The current tz parsers seem to go quite fast, so it doesn't seem worth the trouble to optimize the format. Also keep in mind that the O(logN) searches don't need to exist, as hashtables are often used instead to manage symbols. This optimization is used by one and two pass parsers. Since the full set of tz rules is fairly small, the parser can read all the rules in memory and process them there. The biggest cost is disk I/O for the first pass, and the second pass is just in memory and costs nothing in comparison. I'm not too sure how zic works, but the tz parser I wrote does everything I described above. Liviu Nicoara wrote:
Allow me to offer a performance reason which would probably show where I am heading; a two-step parser would have to deal with:
1. Failure to resolve an undefined reference at a cost of O(logN) per search in a set of N rules. 2. Creating a set of unresolved references - at a total cost of O(M) for M unresolved references if the set is unordered (plus a constant if necessary adornment of the dangling reference is needed, etc.). 3. Search the [smaller] set of unresolved references and for each one (M) perform a search at a minimum cost of O(logN) for a set of N defined rules.

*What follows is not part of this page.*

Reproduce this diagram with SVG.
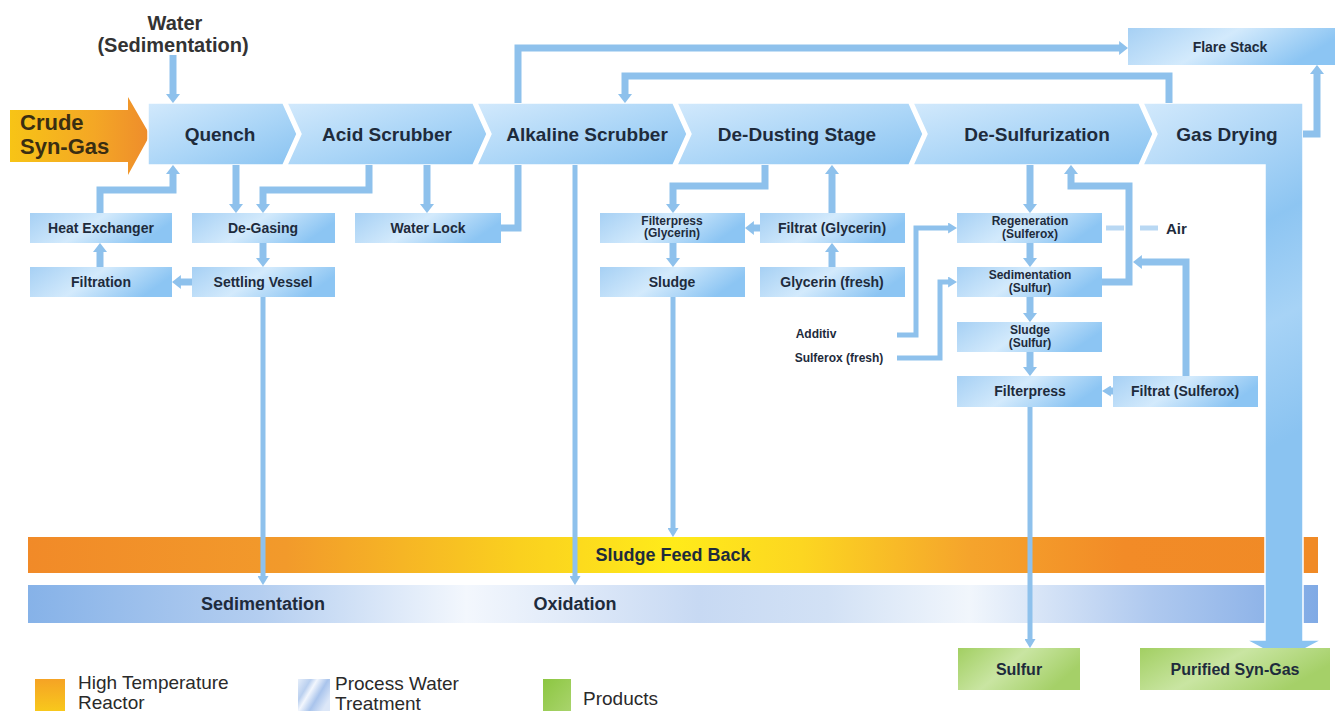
<svg xmlns="http://www.w3.org/2000/svg" width="1343" height="716" viewBox="0 0 1343 716">
<defs>
<style>
.t{font-family:"Liberation Sans",Arial,sans-serif;font-weight:bold;fill:#1E2B3C;text-anchor:middle}
.big{font-size:19px}
.sm{font-size:14px}
.xs{font-size:12px}
.band{font-size:18px}
.leg{font-family:"Liberation Sans",Arial,sans-serif;font-size:19px;fill:#2A2A2A}
.box{fill:url(#gBox)}
.chev{fill:url(#gChev);stroke:#fff;stroke-width:1.5}
.c{fill:none;stroke:#8EC1EC;stroke-width:7;stroke-linejoin:miter}
.th{stroke-width:5}
.a{marker-end:url(#ah)}
.ad{marker-end:url(#ahs)}
</style>
<marker id="ah" viewBox="0 0 10 10" preserveAspectRatio="none" refX="1" refY="5" markerUnits="userSpaceOnUse" markerWidth="9" markerHeight="14" orient="auto"><path d="M0,0 L10,5 L0,10 z" fill="#8EC1EC"/></marker>
<marker id="ahs" viewBox="0 0 10 10" preserveAspectRatio="none" refX="1" refY="5" markerUnits="userSpaceOnUse" markerWidth="9" markerHeight="11" orient="auto"><path d="M0,0 L10,5 L0,10 z" fill="#8EC1EC"/></marker>
<linearGradient id="gBox" x1="0" y1="0" x2="1" y2="0.3"><stop offset="0" stop-color="#A6D0F4"/><stop offset="0.5" stop-color="#D3EAFC"/><stop offset="1" stop-color="#8CC5F3"/></linearGradient>
<linearGradient id="gChev" x1="0" y1="0" x2="1" y2="1"><stop offset="0" stop-color="#D2E9FC"/><stop offset="0.55" stop-color="#AAD5F7"/><stop offset="1" stop-color="#89C3F1"/></linearGradient>
<linearGradient id="gGas" gradientUnits="userSpaceOnUse" x1="1143" y1="103" x2="1320" y2="420"><stop offset="0" stop-color="#D2E9FC"/><stop offset="0.45" stop-color="#8DC5F2"/><stop offset="0.7" stop-color="#A7D3F6"/><stop offset="1" stop-color="#8AC3F1"/></linearGradient>
<linearGradient id="gCrude" x1="0" y1="0" x2="1" y2="0"><stop offset="0" stop-color="#F7C416"/><stop offset="0.6" stop-color="#F4A725"/><stop offset="1" stop-color="#EE8C2C"/></linearGradient>
<linearGradient id="gOr" gradientUnits="userSpaceOnUse" x1="28" y1="0" x2="1318" y2="0"><stop offset="0" stop-color="#F18A28"/><stop offset="0.2" stop-color="#F29A2B"/><stop offset="0.38" stop-color="#FAD01F"/><stop offset="0.5" stop-color="#FFEB1A"/><stop offset="0.6" stop-color="#FCD621"/><stop offset="0.73" stop-color="#F5A42C"/><stop offset="0.85" stop-color="#F28B27"/><stop offset="1" stop-color="#F08A26"/></linearGradient>
<linearGradient id="gBl" gradientUnits="userSpaceOnUse" x1="28" y1="0" x2="1318" y2="0"><stop offset="0" stop-color="#86B2E8"/><stop offset="0.18" stop-color="#B4CEF0"/><stop offset="0.34" stop-color="#F3F7FD"/><stop offset="0.52" stop-color="#C7D9F3"/><stop offset="0.62" stop-color="#D2E1F5"/><stop offset="0.73" stop-color="#F1F6FC"/><stop offset="0.87" stop-color="#AFC9EF"/><stop offset="1" stop-color="#80AAE5"/></linearGradient>
<linearGradient id="gGr" x1="0" y1="0" x2="1" y2="0.4"><stop offset="0" stop-color="#A2CF62"/><stop offset="0.5" stop-color="#C9E5A2"/><stop offset="1" stop-color="#A5D068"/></linearGradient>
<linearGradient id="gLegO" x1="0" y1="0" x2="0" y2="1"><stop offset="0" stop-color="#F5A325"/><stop offset="1" stop-color="#F8C81C"/></linearGradient>
<linearGradient id="gLegB" x1="0" y1="0" x2="1" y2="0.6"><stop offset="0" stop-color="#E6EEFA"/><stop offset="0.3" stop-color="#B9CFEF"/><stop offset="0.45" stop-color="#F2F6FD"/><stop offset="0.7" stop-color="#A9C4EC"/><stop offset="1" stop-color="#DCE7F8"/></linearGradient>
<linearGradient id="gLegG" x1="0" y1="0" x2="1" y2="1"><stop offset="0" stop-color="#8CC641"/><stop offset="1" stop-color="#A9D46C"/></linearGradient>
</defs>
<rect width="1343" height="716" fill="#fff"/>

<!-- bands -->
<g id="sludge-feed-back">
<rect x="28" y="537" width="1290" height="36" fill="url(#gOr)"/>
<text class="t band" x="673" y="561">Sludge Feed Back</text>
</g>
<g id="process-water">
<rect x="28" y="585" width="1290" height="38" fill="url(#gBl)"/>
<text class="t band" x="263" y="610">Sedimentation</text>
<text class="t band" x="575" y="610">Oxidation</text>
</g>

<!-- main chevron band -->
<g id="crude">
<polygon points="10,110 128,110 128,97 150,135 128,175 128,162 10,162" fill="url(#gCrude)"/>
<text class="t" style="font-size:22px;text-anchor:start;fill:#3A2E12" x="20" y="130">Crude</text>
<text class="t" style="font-size:22px;text-anchor:start;fill:#3A2E12" x="20" y="154">Syn-Gas</text>
</g>
<g id="gas-drying">
<polygon points="1143,103 1303,103 1303,640 1322,640 1284,660 1246,640 1265,640 1265,165 1143,165 1157,134" fill="url(#gGas)" stroke="#fff" stroke-width="1.5"/>
<text class="t big" x="1227" y="141">Gas Drying</text>
</g>
<g id="quench">
<polygon class="chev" points="148,103 283,103 297,134 283,165 148,165"/>
<text class="t big" x="220" y="141">Quench</text>
</g>
<g id="acid-scrubber">
<polygon class="chev" points="287,103 473,103 487,134 473,165 287,165 301,134"/>
<text class="t big" x="387" y="141">Acid Scrubber</text>
</g>
<g id="alkaline-scrubber">
<polygon class="chev" points="477,103 673,103 687,134 673,165 477,165 491,134"/>
<text class="t big" x="587" y="141">Alkaline Scrubber</text>
</g>
<g id="de-dusting">
<polygon class="chev" points="677,103 909,103 923,134 909,165 677,165 691,134"/>
<text class="t big" x="797" y="141">De-Dusting Stage</text>
</g>
<g id="de-sulfurization">
<polygon class="chev" points="913,103 1139,103 1153,134 1139,165 913,165 927,134"/>
<text class="t big" x="1037" y="141">De-Sulfurization</text>
</g>

<!-- water label -->
<g id="water">
<text class="t" style="font-size:20px;fill:#333" x="175" y="30">Water</text>
<text class="t" style="font-size:20px;fill:#333" x="173" y="52">(Sedimentation)</text>
</g>

<!-- nodes -->
<g id="heat-exchanger"><rect class="box" x="30" y="213" width="142" height="30"/><text class="t sm" x="101" y="233">Heat Exchanger</text></g>
<g id="de-gasing"><rect class="box" x="192" y="213" width="143" height="30"/><text class="t sm" x="263" y="233">De-Gasing</text></g>
<g id="water-lock"><rect class="box" x="355" y="213" width="146" height="30"/><text class="t sm" x="428" y="233">Water Lock</text></g>
<g id="filtration"><rect class="box" x="30" y="267" width="142" height="30"/><text class="t sm" x="101" y="287">Filtration</text></g>
<g id="settling-vessel"><rect class="box" x="192" y="267" width="143" height="30"/><text class="t sm" x="263" y="287">Settling Vessel</text></g>
<g id="filterpress-glycerin"><rect class="box" x="600" y="213" width="145" height="30"/><text class="t xs" x="672" y="225">Filterpress</text><text class="t xs" x="672" y="237">(Glycerin)</text></g>
<g id="filtrat-glycerin"><rect class="box" x="760" y="213" width="145" height="30"/><text class="t sm" x="832" y="233">Filtrat (Glycerin)</text></g>
<g id="sludge"><rect class="box" x="600" y="267" width="145" height="30"/><text class="t sm" x="672" y="287">Sludge</text></g>
<g id="glycerin-fresh"><rect class="box" x="760" y="267" width="145" height="30"/><text class="t sm" x="832" y="287">Glycerin (fresh)</text></g>
<g id="regeneration"><rect class="box" x="957" y="213" width="145" height="30"/><text class="t xs" x="1030" y="225">Regeneration</text><text class="t xs" x="1030" y="238">(Sulferox)</text></g>
<g id="sedimentation-sulfur"><rect class="box" x="957" y="267" width="145" height="30"/><text class="t xs" x="1030" y="279">Sedimentation</text><text class="t xs" x="1030" y="292">(Sulfur)</text></g>
<g id="sludge-sulfur"><rect class="box" x="957" y="322" width="145" height="30"/><text class="t xs" x="1030" y="334">Sludge</text><text class="t xs" x="1030" y="347">(Sulfur)</text></g>
<g id="filterpress"><rect class="box" x="957" y="376" width="145" height="31"/><text class="t sm" x="1030" y="396">Filterpress</text></g>
<g id="filtrat-sulferox"><rect class="box" x="1113" y="376" width="145" height="31"/><text class="t sm" x="1185" y="396">Filtrat (Sulferox)</text></g>
<g id="flare-stack"><rect class="box" x="1128" y="28" width="207" height="37"/><text class="t sm" x="1230" y="52">Flare Stack</text></g>
<g id="sulfur"><rect x="958" y="648" width="122" height="42" fill="url(#gGr)"/><text class="t" style="font-size:16px" x="1019" y="675">Sulfur</text></g>
<g id="purified-syn-gas"><rect x="1140" y="648" width="190" height="42" fill="url(#gGr)"/><text class="t" style="font-size:16px" x="1235" y="675">Purified Syn-Gas</text></g>

<g id="labels">
<text class="t xs" x="816" y="338">Additiv</text>
<text class="t xs" x="839" y="362">Sulferox (fresh)</text>
<text class="t" style="font-size:15px;text-anchor:start" x="1166" y="234">Air</text>
</g>

<!-- connectors -->
<g id="connectors">
<path class="c a" d="M173,55 V95"/>
<path class="c a" d="M100,213 V190 H173 V173"/>
<path class="c a" d="M100,267 V251"/>
<path class="c a" d="M236,165 V205"/>
<path class="c a" d="M369,165 V190 H263 V205"/>
<path class="c a" d="M427,165 V205"/>
<path class="c" d="M501,228 H518 V165"/>
<path class="c a" d="M263,243 V259"/>
<path class="c a" d="M192,282 H180"/>
<path class="c th ad" d="M263,297 V577"/>
<path class="c th ad" d="M575,165 V577"/>
<path class="c a" d="M518,103 V48 H1120"/>
<path class="c a" d="M1169,103 V76 H625 V95"/>
<path class="c a" d="M1303,134 H1317 V73"/>
<path class="c a" d="M765,165 V186 H673 V205"/>
<path class="c a" d="M760,228 H753"/>
<path class="c a" d="M832,267 V251"/>
<path class="c a" d="M832,213 V173"/>
<path class="c a" d="M673,243 V259"/>
<path class="c th ad" d="M673,297 V529"/>
<path class="c a" d="M1030,165 V205"/>
<path class="c a" d="M1030,243 V259"/>
<path class="c a" d="M1030,297 V314"/>
<path class="c a" d="M1030,352 V368"/>
<path class="c th ad" d="M1030,407 V640"/>
<path class="c ad" d="M1113,391 H1110"/>
<path class="c a" d="M1186,376 V262 H1141"/>
<path class="c a" d="M1102,282 H1129 V186 H1071 V173"/>
<path class="c th" style="stroke:#B9D8F3;stroke-dasharray:18,16" d="M1158,228 H1104"/>
<path class="c th ad" d="M897,335 H916 V228 H949"/>
<path class="c th ad" d="M897,358 H940 V282 H949"/>
</g>

<!-- legend -->
<g id="legend">
<rect x="35" y="679" width="30" height="32" fill="url(#gLegO)"/>
<text class="leg" x="78" y="689">High Temperature</text>
<text class="leg" x="78" y="709">Reactor</text>
<rect x="298" y="679" width="32" height="32" fill="url(#gLegB)"/>
<text class="leg" x="335" y="690">Process Water</text>
<text class="leg" x="335" y="710">Treatment</text>
<rect x="543" y="679" width="28" height="32" fill="url(#gLegG)"/>
<text class="leg" x="583" y="705">Products</text>
</g>
</svg>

(The above with fairly basic data structures and algorithms and further optimization may be possible.)
A one-step parser would only incur the penalty of step 1 because it would always find the [already] defined rule.
All of the above may seem academic, and indeed the sets are small enough that we could ignore, e.g., the differences between linear and binary searches, but it just does not seem right. If all we are challenging is convenience, then I believe it is worth a second look regardless of the capabilities of existing parsers.
I hope I have not offended anyone by insisting on this relatively unimportant issue.